Another new option allows you to combine Project Flash’s Event Grid support with Azure Monitor. Events can now be sent through Event Grid to Azure Monitor, bringing distributed systems events into the same metric framework used to watch core systems. You no longer need to write event-handling code for Project Flash events; instead you can rely on Azure Monitor’s existing alert features, including its support for SMS and push alerts. This approach feeds in events from multiple sources and adds a real-time alert option.

Microsoft also wants to have Project Flash give you information about the underlying Azure infrastructure and platform. For example, one planned new feature will give details of issues with rack-level networking hardware, as well as predictive failure alerts so you can move operations to another region in advance of planned or unplanned data center maintenance. The intent is for a mix of Project Flash events and scheduled event notifications to give you enough warning to alert users and migrate workloads, as well as show when services are recovered and ready for use. Scheduled events are intended to give up to 15 minutes’ warning, which should be enough time to stand up a backup instance of an application and begin rerouting traffic.

Why use Project Flash?

Project Flash and other tools like it help us understand the effects of unprecedented levels of automation on our applications. The abstractions that come with IaaS hide the physical systems that support those virtual machines, so we can’t tell when they are being upgraded or when they fail—or the difference between those states. By combining these tools and Azure’s other monitoring and event-handling services, we can start to build our own dashboards and automations.
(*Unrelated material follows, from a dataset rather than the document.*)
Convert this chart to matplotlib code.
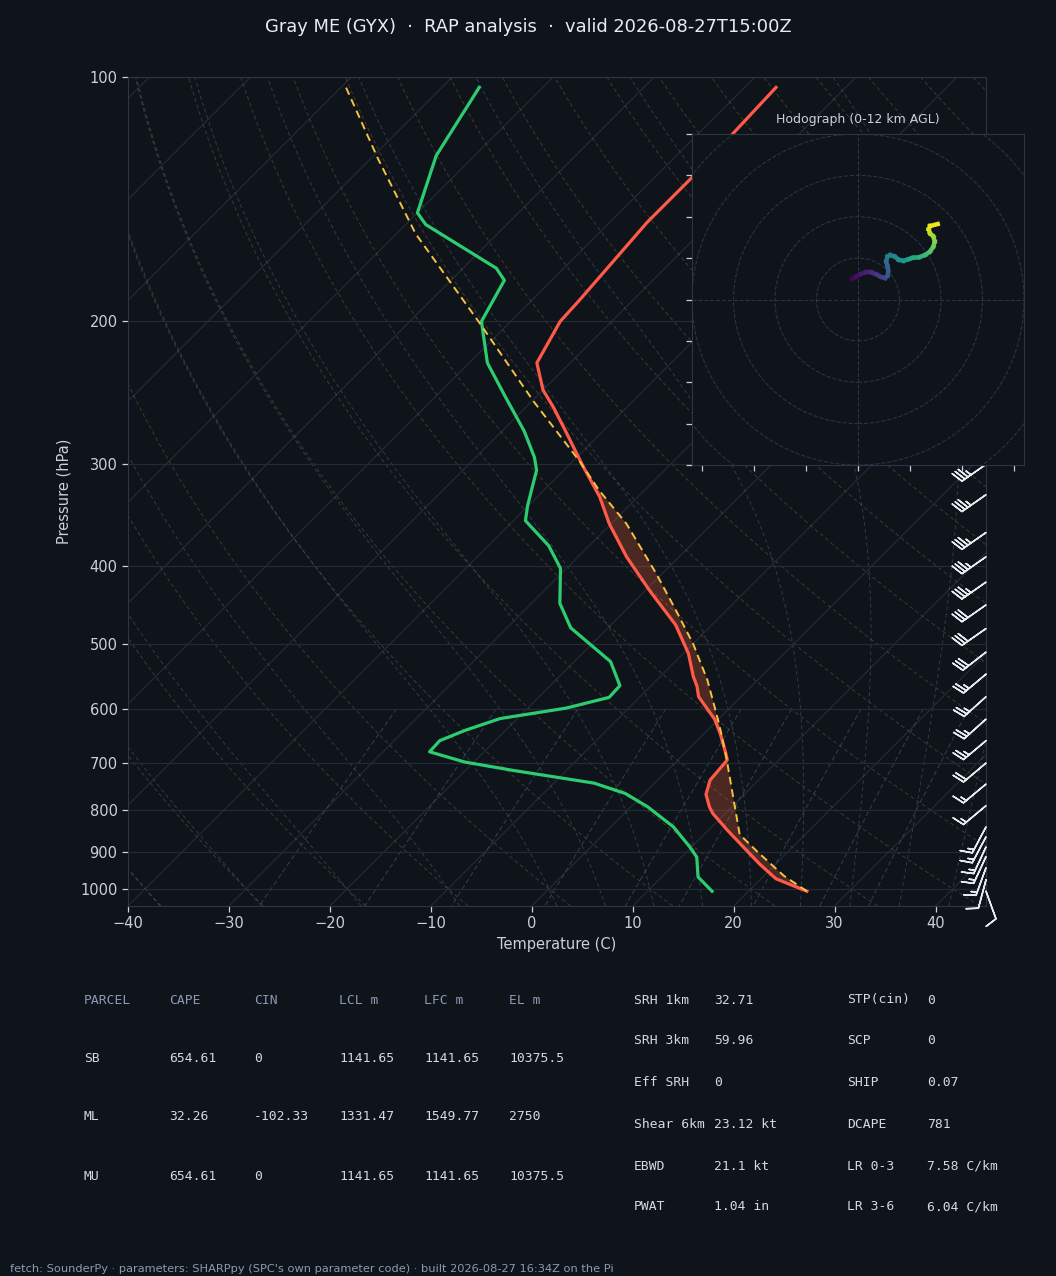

There’s an interesting possibility here: combining Project Flash’s Cloud Events outputs with the Drasi change detection tool. This would allow us to build a new control plane that combines both virtual infrastructures and cloud-native applications, increasing the maturity of platform operations with new notification and automation features. This would help us run and manage increasingly complex platforms and the applications that depend on them.